* _REQUIREMENT_:
Copy every line that holds "draw".

* _SOURCE DATA_:

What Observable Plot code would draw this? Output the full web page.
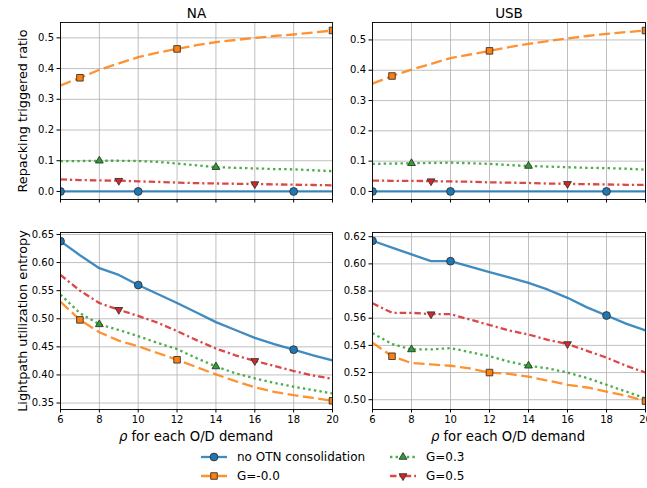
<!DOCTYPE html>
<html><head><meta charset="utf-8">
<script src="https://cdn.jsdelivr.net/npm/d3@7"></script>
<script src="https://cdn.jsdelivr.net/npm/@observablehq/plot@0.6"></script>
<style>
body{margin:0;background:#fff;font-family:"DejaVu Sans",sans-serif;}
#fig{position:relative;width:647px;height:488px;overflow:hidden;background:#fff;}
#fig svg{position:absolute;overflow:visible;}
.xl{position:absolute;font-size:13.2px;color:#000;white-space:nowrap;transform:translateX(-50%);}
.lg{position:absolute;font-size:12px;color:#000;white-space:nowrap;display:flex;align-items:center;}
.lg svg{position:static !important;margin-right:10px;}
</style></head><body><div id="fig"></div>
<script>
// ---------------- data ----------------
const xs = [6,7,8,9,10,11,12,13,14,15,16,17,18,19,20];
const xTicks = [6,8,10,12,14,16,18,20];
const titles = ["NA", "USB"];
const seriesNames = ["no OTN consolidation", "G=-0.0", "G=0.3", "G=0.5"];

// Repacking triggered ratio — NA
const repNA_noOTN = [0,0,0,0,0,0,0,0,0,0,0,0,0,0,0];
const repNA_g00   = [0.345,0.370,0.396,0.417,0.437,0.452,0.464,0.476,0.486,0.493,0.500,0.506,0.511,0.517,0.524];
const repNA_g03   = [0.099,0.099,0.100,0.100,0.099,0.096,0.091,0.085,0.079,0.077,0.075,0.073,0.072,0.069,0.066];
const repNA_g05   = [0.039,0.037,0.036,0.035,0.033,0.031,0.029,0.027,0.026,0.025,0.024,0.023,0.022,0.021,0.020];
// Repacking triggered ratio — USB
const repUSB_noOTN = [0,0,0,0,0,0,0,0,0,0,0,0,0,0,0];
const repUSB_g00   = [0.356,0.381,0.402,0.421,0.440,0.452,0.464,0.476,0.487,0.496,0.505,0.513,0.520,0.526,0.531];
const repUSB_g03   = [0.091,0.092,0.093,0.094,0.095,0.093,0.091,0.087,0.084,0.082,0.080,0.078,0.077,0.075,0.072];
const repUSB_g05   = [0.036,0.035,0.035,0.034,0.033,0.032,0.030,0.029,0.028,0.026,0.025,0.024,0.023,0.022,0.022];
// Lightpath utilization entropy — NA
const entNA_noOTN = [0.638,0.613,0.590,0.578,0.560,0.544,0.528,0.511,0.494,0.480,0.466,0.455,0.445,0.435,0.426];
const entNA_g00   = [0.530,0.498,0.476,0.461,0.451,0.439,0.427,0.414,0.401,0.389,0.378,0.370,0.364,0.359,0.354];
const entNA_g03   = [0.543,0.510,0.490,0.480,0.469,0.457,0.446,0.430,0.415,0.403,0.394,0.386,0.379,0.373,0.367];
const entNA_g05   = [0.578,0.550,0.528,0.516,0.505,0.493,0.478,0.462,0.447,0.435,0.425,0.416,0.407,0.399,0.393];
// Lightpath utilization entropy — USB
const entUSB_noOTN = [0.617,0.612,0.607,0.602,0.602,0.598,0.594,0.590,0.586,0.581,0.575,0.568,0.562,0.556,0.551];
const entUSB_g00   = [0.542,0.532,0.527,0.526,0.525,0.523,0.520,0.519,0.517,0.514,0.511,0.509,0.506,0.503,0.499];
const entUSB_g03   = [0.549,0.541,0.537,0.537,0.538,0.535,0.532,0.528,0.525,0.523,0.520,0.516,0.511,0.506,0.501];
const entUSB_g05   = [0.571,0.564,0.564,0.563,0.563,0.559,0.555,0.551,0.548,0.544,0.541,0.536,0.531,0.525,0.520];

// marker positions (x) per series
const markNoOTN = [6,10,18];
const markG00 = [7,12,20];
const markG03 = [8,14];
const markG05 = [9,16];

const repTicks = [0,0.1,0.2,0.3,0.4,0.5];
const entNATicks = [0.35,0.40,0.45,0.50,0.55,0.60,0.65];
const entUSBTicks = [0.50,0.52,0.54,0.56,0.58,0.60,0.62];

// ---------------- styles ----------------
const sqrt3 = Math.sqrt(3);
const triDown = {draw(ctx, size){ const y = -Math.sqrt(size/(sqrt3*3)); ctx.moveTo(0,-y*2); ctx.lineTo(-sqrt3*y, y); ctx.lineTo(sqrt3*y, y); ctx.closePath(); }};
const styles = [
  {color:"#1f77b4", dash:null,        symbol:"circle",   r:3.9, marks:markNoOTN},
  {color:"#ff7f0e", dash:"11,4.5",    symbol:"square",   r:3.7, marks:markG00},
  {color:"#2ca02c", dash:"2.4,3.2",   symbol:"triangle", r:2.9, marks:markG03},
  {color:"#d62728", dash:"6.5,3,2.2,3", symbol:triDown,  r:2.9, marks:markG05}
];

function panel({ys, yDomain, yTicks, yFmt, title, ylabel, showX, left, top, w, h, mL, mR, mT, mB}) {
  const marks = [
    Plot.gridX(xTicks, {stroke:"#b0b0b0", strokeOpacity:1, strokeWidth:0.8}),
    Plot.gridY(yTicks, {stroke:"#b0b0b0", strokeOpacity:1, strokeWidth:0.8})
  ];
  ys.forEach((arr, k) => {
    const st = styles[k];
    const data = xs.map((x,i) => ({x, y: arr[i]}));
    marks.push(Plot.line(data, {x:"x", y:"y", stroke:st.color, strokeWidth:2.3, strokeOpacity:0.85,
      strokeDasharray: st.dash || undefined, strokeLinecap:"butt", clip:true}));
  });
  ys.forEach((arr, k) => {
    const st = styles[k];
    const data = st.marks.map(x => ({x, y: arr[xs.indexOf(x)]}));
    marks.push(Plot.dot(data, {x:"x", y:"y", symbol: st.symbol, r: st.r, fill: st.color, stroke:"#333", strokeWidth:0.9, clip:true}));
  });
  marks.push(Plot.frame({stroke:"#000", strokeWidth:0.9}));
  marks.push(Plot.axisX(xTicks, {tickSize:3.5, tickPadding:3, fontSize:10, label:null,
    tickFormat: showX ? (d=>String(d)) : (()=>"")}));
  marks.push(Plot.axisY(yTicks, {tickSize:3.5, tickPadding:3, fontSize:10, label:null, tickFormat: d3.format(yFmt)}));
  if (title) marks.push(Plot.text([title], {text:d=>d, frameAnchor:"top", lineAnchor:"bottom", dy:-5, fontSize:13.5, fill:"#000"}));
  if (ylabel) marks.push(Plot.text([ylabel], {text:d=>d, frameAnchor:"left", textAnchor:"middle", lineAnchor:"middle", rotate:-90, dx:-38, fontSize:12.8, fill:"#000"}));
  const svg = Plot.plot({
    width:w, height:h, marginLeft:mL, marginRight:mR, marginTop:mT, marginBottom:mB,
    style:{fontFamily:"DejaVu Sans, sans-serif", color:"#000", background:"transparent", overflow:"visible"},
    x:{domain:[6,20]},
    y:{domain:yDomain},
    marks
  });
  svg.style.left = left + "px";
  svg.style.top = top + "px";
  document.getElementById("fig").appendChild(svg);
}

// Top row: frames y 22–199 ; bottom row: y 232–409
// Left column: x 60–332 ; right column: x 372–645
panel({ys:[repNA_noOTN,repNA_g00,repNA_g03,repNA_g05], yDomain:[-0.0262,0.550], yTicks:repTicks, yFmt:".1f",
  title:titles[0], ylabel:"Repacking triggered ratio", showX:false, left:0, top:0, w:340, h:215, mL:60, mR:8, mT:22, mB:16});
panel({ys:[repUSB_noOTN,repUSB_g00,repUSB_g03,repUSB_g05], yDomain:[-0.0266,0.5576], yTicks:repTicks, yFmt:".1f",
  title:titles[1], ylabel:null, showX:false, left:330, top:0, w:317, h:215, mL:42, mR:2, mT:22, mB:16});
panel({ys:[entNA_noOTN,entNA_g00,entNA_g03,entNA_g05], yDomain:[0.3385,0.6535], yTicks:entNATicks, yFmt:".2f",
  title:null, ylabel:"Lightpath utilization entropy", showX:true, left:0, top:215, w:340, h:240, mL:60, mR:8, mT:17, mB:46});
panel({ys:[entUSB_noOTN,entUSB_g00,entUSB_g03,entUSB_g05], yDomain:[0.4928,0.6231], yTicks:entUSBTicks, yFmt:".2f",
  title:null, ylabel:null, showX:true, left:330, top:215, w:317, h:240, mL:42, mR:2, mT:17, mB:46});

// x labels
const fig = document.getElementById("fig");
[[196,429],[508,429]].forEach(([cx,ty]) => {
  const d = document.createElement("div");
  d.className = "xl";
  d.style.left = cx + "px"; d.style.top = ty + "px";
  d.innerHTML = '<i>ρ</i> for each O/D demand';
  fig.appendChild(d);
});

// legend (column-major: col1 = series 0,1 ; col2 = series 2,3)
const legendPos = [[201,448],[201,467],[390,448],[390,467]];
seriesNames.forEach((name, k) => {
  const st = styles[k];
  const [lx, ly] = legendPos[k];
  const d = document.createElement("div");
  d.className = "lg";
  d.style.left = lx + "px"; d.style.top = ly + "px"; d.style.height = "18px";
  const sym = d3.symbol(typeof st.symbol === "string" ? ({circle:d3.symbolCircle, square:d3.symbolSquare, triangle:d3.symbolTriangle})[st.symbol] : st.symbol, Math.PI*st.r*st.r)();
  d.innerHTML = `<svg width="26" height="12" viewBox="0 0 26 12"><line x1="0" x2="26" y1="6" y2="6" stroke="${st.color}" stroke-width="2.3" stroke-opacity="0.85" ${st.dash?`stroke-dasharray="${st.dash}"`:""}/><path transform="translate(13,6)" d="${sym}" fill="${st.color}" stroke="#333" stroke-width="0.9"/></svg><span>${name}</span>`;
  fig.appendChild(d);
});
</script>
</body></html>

* _RESULT_:
What Observable Plot code would draw this? Output the full web page.
const triDown = {draw(ctx, size){ const y = -Math.sqrt(size/(sqrt3*3)); ctx.moveTo(0,-y*2); ctx.lineTo(-sqrt3*y, y); ctx.lineTo(sqrt3*y, y); ctx.closePath(); }};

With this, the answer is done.